How to Sell to Dispensaries: The B2B Prospecting Playbook for CRBs

Most B2B teams selling into the cannabis industry are running the same play: attend a trade show, collect business cards, send a few cold emails, repeat. It's not that the approach is wrong. It's that it's incomplete. And in a market where operators are consolidating, margins are compressed, and vendor fatigue is real, incomplete is expensive.

Selling to dispensaries and cannabis operators effectively in 2026 requires the same thing it requires in any mature B2B market: knowing who you're selling to before you reach out, understanding what they actually need, and reaching the right person with the right message at the right moment. The difference in cannabis is that the data infrastructure to do this well is only just becoming available. Teams that build on it now will have a structural advantage over those still working from conference lists and LinkedIn guesswork.

This guide covers how to build that infrastructure — from market mapping to contact identification to outreach sequencing. For a broader view of how market structure shapes which operators are worth targeting, see our cannabis data analytics guide and the cannabis industry growth forecast.

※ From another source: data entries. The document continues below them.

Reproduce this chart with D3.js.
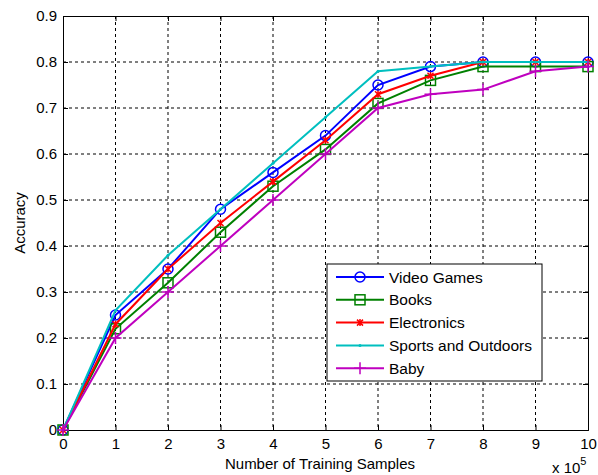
<!DOCTYPE html>
<html>
<head>
<meta charset="utf-8">
<script src="https://cdn.jsdelivr.net/npm/d3@7"></script>
<style>
  html, body { margin: 0; padding: 0; background: #fff; overflow: hidden; }
  svg { display: block; font-family: "Liberation Sans", Arial, sans-serif; }
</style>
</head>
<body>
<div id="chart"></div>
<script>
const samples = [0, 1, 2, 3, 4, 5, 6, 7, 8, 9, 10];
const videoGames = [0, 0.25, 0.35, 0.48, 0.56, 0.64, 0.75, 0.79, 0.80, 0.80, 0.80];
const books = [0, 0.22, 0.32, 0.43, 0.53, 0.61, 0.71, 0.76, 0.79, 0.79, 0.79];
const electronics = [0, 0.23, 0.35, 0.45, 0.54, 0.63, 0.73, 0.77, 0.80, 0.80, 0.80];
const sports = [0, 0.26, 0.38, 0.48, 0.58, 0.68, 0.78, 0.79, 0.80, 0.80, 0.80];
const baby = [0, 0.20, 0.30, 0.40, 0.50, 0.60, 0.70, 0.73, 0.74, 0.78, 0.79];
const yTicks = [0, 0.1, 0.2, 0.3, 0.4, 0.5, 0.6, 0.7, 0.8, 0.9];

const series = [
  { name: 'Video Games', values: videoGames, color: '#0000ff', marker: 'circle' },
  { name: 'Books', values: books, color: '#008000', marker: 'square' },
  { name: 'Electronics', values: electronics, color: '#ff0000', marker: 'star' },
  { name: 'Sports and Outdoors', values: sports, color: '#00bfbf', marker: 'point' },
  { name: 'Baby', values: baby, color: '#bf00bf', marker: 'plus' },
];

const width = 598;
const height = 475;
const margin = { top: 16, right: 10, bottom: 45, left: 63 };
const innerWidth = width - margin.left - margin.right;
const innerHeight = height - margin.top - margin.bottom;
const fontSize = '15px';

const svg = d3.select('#chart')
  .append('svg')
  .attr('width', width)
  .attr('height', height);

const g = svg.append('g')
  .attr('transform', `translate(${margin.left},${margin.top})`);

const x = d3.scaleLinear().domain([0, 10]).range([0, innerWidth]);
const y = d3.scaleLinear().domain([0, 0.9]).range([innerHeight, 0]);

// dashed grid
g.append('g')
  .selectAll('line')
  .data(samples.slice(1, -1))
  .enter()
  .append('line')
  .attr('x1', (d) => x(d))
  .attr('x2', (d) => x(d))
  .attr('y1', 0)
  .attr('y2', innerHeight)
  .style('stroke', '#000')
  .style('stroke-width', 1)
  .style('stroke-dasharray', '3,3');

g.append('g')
  .selectAll('line')
  .data(yTicks.slice(1, -1))
  .enter()
  .append('line')
  .attr('x1', 0)
  .attr('x2', innerWidth)
  .attr('y1', (d) => y(d))
  .attr('y2', (d) => y(d))
  .style('stroke', '#000')
  .style('stroke-width', 1)
  .style('stroke-dasharray', '3,3');

// axes, matlab style: ticks pointing inward
const xAxis = g.append('g')
  .attr('transform', `translate(0,${innerHeight})`)
  .call(d3.axisBottom(x).tickValues(samples).tickSize(-5).tickPadding(8).tickFormat(d3.format('d')));
const xAxisTop = g.append('g')
  .call(d3.axisTop(x).tickValues(samples).tickSize(-5).tickFormat(''));
const yAxis = g.append('g')
  .call(d3.axisLeft(y).tickValues(yTicks).tickSize(-5).tickPadding(6)
    .tickFormat((d) => (d === 0 ? '0' : d3.format('.1f')(d))));
const yAxisRight = g.append('g')
  .attr('transform', `translate(${innerWidth},0)`)
  .call(d3.axisRight(y).tickValues(yTicks).tickSize(-5).tickFormat(''));

// the mirrored axes only need their tick marks
xAxisTop.selectAll('text').remove();
yAxisRight.selectAll('text').remove();

[xAxis, xAxisTop, yAxis, yAxisRight].forEach((a) => {
  a.select('.domain').style('stroke', '#000').style('stroke-width', 1);
  a.selectAll('.tick line').style('stroke', '#000');
  a.selectAll('text')
    .style('font-size', fontSize)
    .style('fill', '#000')
    .style('font-family', '"Liberation Sans", Arial, sans-serif');
});

// lines
const line = d3.line()
  .x((d, i) => x(samples[i]))
  .y((d) => y(d));

function drawMarker(sel, type, color) {
  if (type === 'circle') {
    sel.append('circle').attr('r', 5)
      .style('fill', 'none').style('stroke', color).style('stroke-width', 1.5);
  } else if (type === 'square') {
    sel.append('rect').attr('x', -5).attr('y', -5).attr('width', 10).attr('height', 10)
      .style('fill', 'none').style('stroke', color).style('stroke-width', 1.5);
  } else if (type === 'star') {
    sel.append('path').attr('d', 'M-3,-3L3,3M-3,3L3,-3M0,-3.5L0,3.5')
      .style('stroke', color).style('stroke-width', 1.5);
  } else if (type === 'point') {
    sel.append('circle').attr('r', 1.5).style('fill', color);
  } else if (type === 'plus') {
    sel.append('path').attr('d', 'M-6,0L6,0M0,-6L0,6')
      .style('stroke', color).style('stroke-width', 1.5);
  }
}

series.forEach((s) => {
  g.append('path')
    .datum(s.values)
    .attr('d', line)
    .style('fill', 'none')
    .style('stroke', s.color)
    .style('stroke-width', 2);

  g.append('g')
    .selectAll('g')
    .data(s.values)
    .enter()
    .append('g')
    .attr('transform', (d, i) => `translate(${x(samples[i])},${y(d)})`)
    .each(function () { drawMarker(d3.select(this), s.marker, s.color); });
});

// legend
const legend = svg.append('g').attr('transform', 'translate(327,264)');
legend.append('rect')
  .attr('width', 215)
  .attr('height', 117)
  .style('fill', '#fff')
  .style('stroke', '#000')
  .style('stroke-width', 1);

series.forEach((s, i) => {
  const row = legend.append('g').attr('transform', `translate(0,${13 + i * 22.8})`);
  row.append('line')
    .attr('x1', 9).attr('x2', 57)
    .style('stroke', s.color).style('stroke-width', 2);
  const m = row.append('g').attr('transform', 'translate(33,0)');
  drawMarker(m, s.marker, s.color);
  row.append('text')
    .attr('x', 62)
    .attr('y', 5.5)
    .style('font-size', '15.5px')
    .style('fill', '#000')
    .text(s.name);
});

// axis labels
svg.append('text')
  .attr('x', 320)
  .attr('y', 469)
  .attr('text-anchor', 'middle')
  .style('font-size', fontSize)
  .text('Number of Training Samples');

svg.append('text')
  .attr('transform', `translate(25,${margin.top + innerHeight / 2}) rotate(-90)`)
  .attr('text-anchor', 'middle')
  .style('font-size', fontSize)
  .text('Accuracy');

const expo = svg.append('text')
  .attr('x', 552)
  .attr('y', 473)
  .style('font-size', fontSize);
expo.append('tspan').text('x 10');
expo.append('tspan').attr('dy', -8).style('font-size', '11px').text('5');
</script>
</body>
</html>
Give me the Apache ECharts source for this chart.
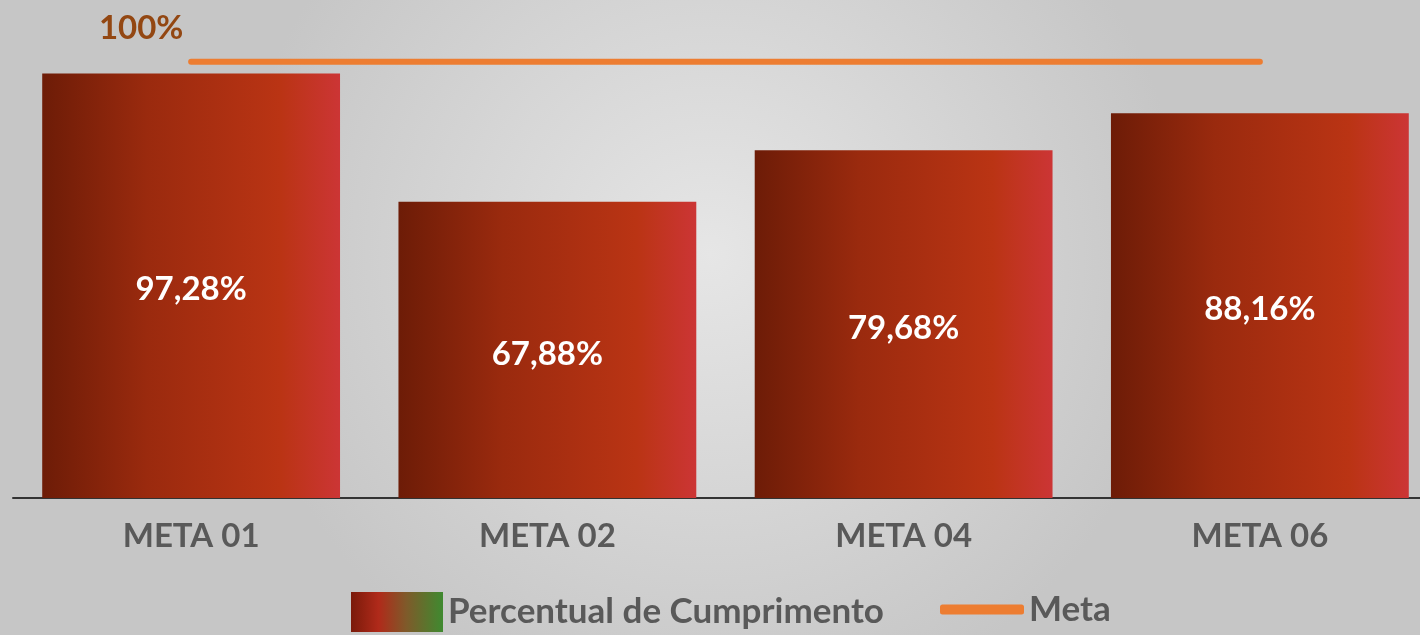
<!DOCTYPE html>
<html>
<head>
<meta charset="utf-8">
<script src="https://cdn.jsdelivr.net/npm/echarts@6/dist/echarts.min.js"></script>
<style>
  html, body { margin: 0; padding: 0; }
  #main { width: 1420px; height: 635px; }
</style>
</head>
<body>
<div id="main"></div>
<script>
// dados do grafico
var categorias = ['META 01', 'META 02', 'META 04', 'META 06']
var percentual = [97.28, 67.88, 79.68, 88.16]
var meta = [100, 100, 100, 100]

var chart = echarts.init(document.getElementById('main'))

var gradBarra = new echarts.graphic.LinearGradient(0, 0, 1, 0, [
  { offset: 0, color: '#6d1c07' },
  { offset: 0.35, color: '#9a2a0e' },
  { offset: 0.8, color: '#ba3414' },
  { offset: 1, color: '#cc3535' }
])
var gradLegenda = new echarts.graphic.LinearGradient(0, 0, 1, 0, [
  { offset: 0, color: '#7a1a0a' },
  { offset: 0.3, color: '#b02a1a' },
  { offset: 0.6, color: '#7f5a2a' },
  { offset: 1, color: '#3f8a30' }
])

function fmt(v) {
  return v.toFixed(2).replace('.', ',') + '%'
}

var option = {
  backgroundColor: new echarts.graphic.RadialGradient(0.5, 0.4, 0.75, [
    { offset: 0, color: '#e6e6e6' },
    { offset: 1, color: '#c6c6c6' }
  ]),
  textStyle: { fontFamily: 'Lato' },
  grid: { left: 13, width: 1425, top: 18, bottom: 137, outerBoundsMode: 'none' },
  legend: [{
    left: 346, top: 587,
    itemWidth: 92, itemHeight: 40,
    itemGap: 10,
    textStyle: { fontSize: 35, fontWeight: 'bold', color: '#595959' },
    data: [{ name: 'Percentual de Cumprimento', icon: 'rect', itemStyle: { color: gradLegenda } }]
  }, {
    left: 935, top: 587,
    itemWidth: 84, itemHeight: 10,
    itemGap: 6,
    textStyle: { fontSize: 35, fontWeight: 'bold', color: '#595959' },
    data: [{ name: 'Meta', icon: 'roundRect', itemStyle: { color: '#ed7d31' } }]
  }],
  xAxis: {
    type: 'category',
    data: categorias,
    axisLine: { lineStyle: { color: '#333333', width: 2 } },
    axisTick: { show: false },
    axisLabel: { margin: 22, fontSize: 33, fontWeight: 'bold', color: '#595959' }
  },
  yAxis: {
    type: 'value', min: 0, max: 110,
    show: false,
    splitLine: { show: false }
  },
  series: [{
    name: 'Percentual de Cumprimento',
    type: 'bar',
    data: percentual,
    barCategoryGap: '16.4%',
    itemStyle: { color: gradBarra },
    label: {
      show: true, position: 'inside', offset: [0, 4],
      fontSize: 33, fontWeight: 'bold', color: '#ffffff',
      formatter: function (p) { return fmt(p.value) }
    },
    z: 2
  }, {
    name: 'Meta',
    type: 'line',
    data: meta.map(function (v, i) {
      if (i === 0) {
        return {
          value: v,
          label: {
            show: true, position: 'inside', offset: [-50, -33],
            fontSize: 33, fontWeight: 'bold', color: '#934712',
            formatter: '100%'
          }
        }
      }
      return v
    }),
    showSymbol: true,
    symbol: 'circle',
    symbolSize: 1,
    itemStyle: { color: 'rgba(0,0,0,0)' },
    lineStyle: { color: '#ed7d31', width: 6, cap: 'round' },
    z: 3
  }]
}

chart.setOption(option)
</script>
</body>
</html>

See how Emerald Intel powers cannabis B2B prospecting →

Why Most Cannabis B2B Prospecting Fails

The failure mode is almost always the same. Teams build a target list from a trade show attendance sheet, a purchased contact list, or a manual Google search of dispensaries in their target state. They send outreach. Response rates are low. They conclude the market is hard and move on.

The market is not the problem. The list is.

A dispensary that showed up on a conference roster two years ago may have since closed, changed ownership, or been acquired by an MSO with centralized procurement. A contact pulled from a website may have left the company six months ago. In a market where operator turnover is high and the competitive landscape shifts constantly, stale data doesn't just waste time. It actively signals to prospects that you don't understand their world.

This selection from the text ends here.